Le cinquième chapitre est consacré au constructeur automobile Renault, où dix salariés ont mis fin à leurs jours et six autres ont fait des tentatives de suicide entre 2013 et 2017. Renault illustre une tendance plus globale du secteur extrêmement concurrentiel et mondialisé qu’est l’industrie automobile, puisque d’autres affaires de suicides ont eu lieu chez son concurrent français Peugeot-Citroën. Le plus choquant chez Renault, c’est que les suicides ont été le fait d’ingénieurs et de cadres hautement qualifiés qui occupaient des postes a priori enviables et bien rémunérés. En juin 2013, Renault, déjà reconnu coupable de faute inexcusable dans les suicides de deux de ses salariés, l’a été de nouveau pour un troisième cas.

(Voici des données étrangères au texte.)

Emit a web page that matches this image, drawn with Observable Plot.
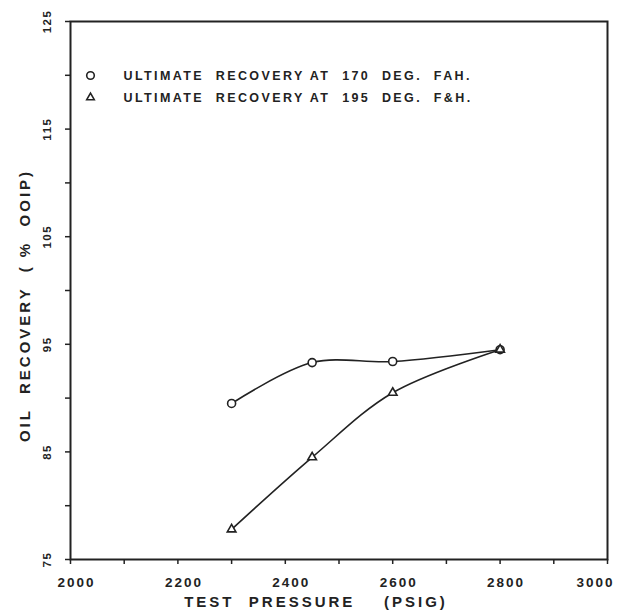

Ce livre constitue sans nul doute une lecture éprouvante mais ô combien indispensable pour les universitaires, les praticiens, les militants et le grand public en général. On ne peut s’empêcher de se demander comment on a pu laisser se créer les situations qui ont conduit à ces suicides et pourquoi si peu de leçons ont été tirées de ces affaires. La France reconnaît les suicides comme accidents du travail depuis 2002 et, depuis la condamnation des dirigeants de France Télécom en 2019, les entreprises sont davantage passibles de poursuites, et les responsables politiques davantage sensibles aux risques psychosociaux dans l’entreprise. Mais, tant que prévaudront le modèle économique actuel et la logique néolibérale de maximisation des profits à tout prix, d’autres cas similaires ne manqueront pas de se produire. Une prise en compte accrue des causes des suicides liées au travail est peu probable dans l’ordre économique actuel, qui tend à occulter l’organisation du travail et à briser les formes individuelles et collectives de résistance, en faisant peser davantage la responsabilité des résultats sur les individus et en cherchant à détruire systématiquement le mouvement syndical.

Le livre offre une vision plutôt sombre de l’avenir du travail, sur fond de ce «désespoir» grandissant auquel pousse le néolibéralisme, pour reprendre les mots d’Ana Dinerstein3. Des contre-mouvements tels que les syndicats et les mouvements sociaux peuvent néanmoins faire prendre conscience des effets les plus néfastes du néolibéralisme et offrir des alternatives. Ces dernières années, plusieurs pays et secteurs ont connu des vagues de grèves et de manifestations. Le seul espoir, c’est que nous parvenions à resocialiser le capitalisme par ces actes de résistance.

Heather Connolly

Professeure associée en relations professionnelles

Grenoble École de Management

Notes

  1. Émile Durkheim, Le Suicide: étude de sociologie, Paris, Presses Universitaires de France, 2013 [Paris: Félix Alcan, 1897].
  2. Christophe Dejours (dir.), Observations cliniques en psychopathologie du travail, Paris, Presses Universitaires de France, 2010.
  3. Ana Cecilia Dinerstein, The Politics of Autonomy in Latin America: The Art of Organising Hope, Londres, Palgrave Macmillan, 2015.